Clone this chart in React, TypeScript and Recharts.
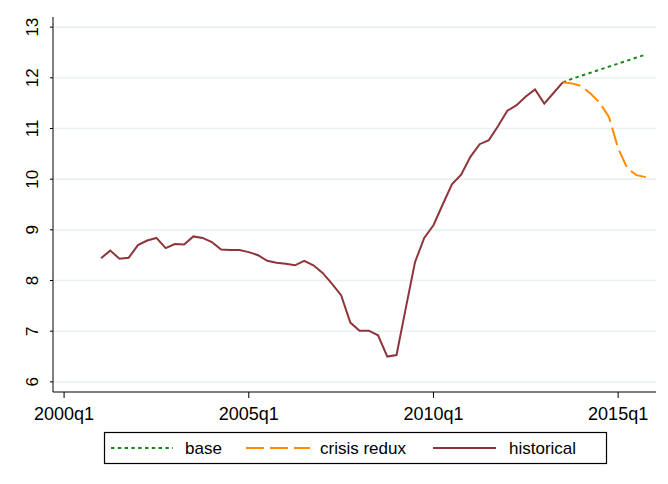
import React from 'react';
import { LineChart, Line, XAxis, YAxis, CartesianGrid } from 'recharts';

const firstHistQuarter = 4; // 2001q1, counted from 2000q1
const historical = [
  8.44, 8.59, 8.43, 8.45, 8.70, 8.79, 8.84, 8.64, 8.72, 8.71,
  8.87, 8.84, 8.76, 8.61, 8.60, 8.60, 8.56, 8.50, 8.39, 8.35,
  8.33, 8.30, 8.39, 8.30, 8.15, 7.94, 7.71, 7.17, 7.01, 7.01,
  6.92, 6.50, 6.53, 7.45, 8.36, 8.84, 9.09, 9.50, 9.90, 10.09,
  10.44, 10.69, 10.77, 11.05, 11.35, 11.46, 11.63, 11.77, 11.49, 11.70,
  11.91,
];
const firstForecastQuarter = 54; // 2013q3
const base = [11.91, 11.98, 12.04, 12.10, 12.16, 12.22, 12.28, 12.34, 12.40, 12.46];
const crisisRedux = [11.91, 11.89, 11.84, 11.69, 11.51, 11.23, 10.61, 10.21, 10.08, 10.04];

const xTickValues = [0, 20, 40, 60];
const xTickLabels = ['2000q1', '2005q1', '2010q1', '2015q1'];
const yTicks = [6, 7, 8, 9, 10, 11, 12, 13];

const seriesNames = { base: 'base', crisis: 'crisis redux', historical: 'historical' };
const colors = { base: '#15891b', crisis: '#ff8c00', historical: '#8e353b' };

type Row = { t: number; historical?: number; base?: number; crisis?: number };
const rowsMap: Record<number, Row> = {};
historical.forEach((v, i) => {
  const t = firstHistQuarter + i;
  rowsMap[t] = { ...(rowsMap[t] || { t }), historical: v };
});
base.forEach((v, i) => {
  const t = firstForecastQuarter + i;
  rowsMap[t] = { ...(rowsMap[t] || { t }), base: v };
});
crisisRedux.forEach((v, i) => {
  const t = firstForecastQuarter + i;
  rowsMap[t] = { ...(rowsMap[t] || { t }), crisis: v };
});
const data: Row[] = Object.values(rowsMap).sort((a, b) => a.t - b.t);

const FONT = '"Liberation Sans", Arial, Helvetica, sans-serif';

const XTick = (props: any) => {
  const { x, y, payload } = props;
  const idx = xTickValues.indexOf(payload.value);
  return (
    <text x={x} y={y + 20} textAnchor="middle" fontFamily={FONT} fontSize={18} fill="#000">
      {xTickLabels[idx]}
    </text>
  );
};

const YTick = (props: any) => {
  const { y, payload } = props;
  const bx = 38.5;
  return (
    <text
      x={bx}
      y={y}
      transform={`rotate(-90, ${bx}, ${y})`}
      textAnchor="middle"
      fontFamily={FONT}
      fontSize={17}
      fill="#000"
    >
      {payload.value}
    </text>
  );
};

const LegendBox = () => {
  const cy = 448;
  return (
    <svg width={668} height={484} style={{ position: 'absolute', left: 0, top: 0, pointerEvents: 'none' }}>
      <rect x={104.5} y={432.5} width={502} height={31} fill="#fff" stroke="#000" strokeWidth={1.2} />
      <line x1={111} x2={173} y1={cy} y2={cy} stroke={colors.base} strokeWidth={2} strokeDasharray="3.4 3.4" />
      <text x={185} y={cy + 6} fontFamily={FONT} fontSize={17} fill="#000">{seriesNames.base}</text>
      <line x1={246} x2={310} y1={cy} y2={cy} stroke={colors.crisis} strokeWidth={2} strokeDasharray="18 6" />
      <text x={320} y={cy + 6} fontFamily={FONT} fontSize={17} fill="#000">{seriesNames.crisis}</text>
      <line x1={433} x2={496} y1={cy} y2={cy} stroke={colors.historical} strokeWidth={2} />
      <text x={509} y={cy + 6} fontFamily={FONT} fontSize={17} fill="#000">{seriesNames.historical}</text>
    </svg>
  );
};

export default function App() {
  return (
    <div style={{ position: 'absolute', left: 0, top: 0, width: 668, height: 484, background: '#fff' }}>
      <LineChart
        width={668}
        height={484}
        data={data}
        margin={{ top: 17, right: 12, bottom: 62, left: 0 }}
      >
        <CartesianGrid
          horizontal
          vertical={false}
          stroke="#e9f1f3"
          strokeWidth={1.6}
          horizontalValues={yTicks}
        />
        <XAxis
          dataKey="t"
          type="number"
          domain={[-1.2, 64.1]}
          ticks={xTickValues}
          tick={<XTick />}
          tickSize={6}
          height={30}
          stroke="#000"
          allowDataOverflow
        />
        <YAxis
          type="number"
          domain={[5.8, 13.2]}
          ticks={yTicks}
          tick={<YTick />}
          tickSize={3}
          width={53}
          stroke="#000"
          allowDataOverflow
        />
        <Line
          dataKey="base"
          stroke={colors.base}
          strokeWidth={2}
          strokeDasharray="3.4 3.4"
          dot={false}
          isAnimationActive={false}
        />
        <Line
          dataKey="crisis"
          stroke={colors.crisis}
          strokeWidth={2}
          strokeDasharray="18 6"
          dot={false}
          isAnimationActive={false}
        />
        <Line
          dataKey="historical"
          stroke={colors.historical}
          strokeWidth={2}
          dot={false}
          isAnimationActive={false}
        />
      </LineChart>
      <LegendBox />
    </div>
  );
}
########
WHAT TO DO:
Gather all lines with the string "React" from the data.

RESPONSE BELOW:
Clone this chart in React, TypeScript and Recharts.
import React from 'react';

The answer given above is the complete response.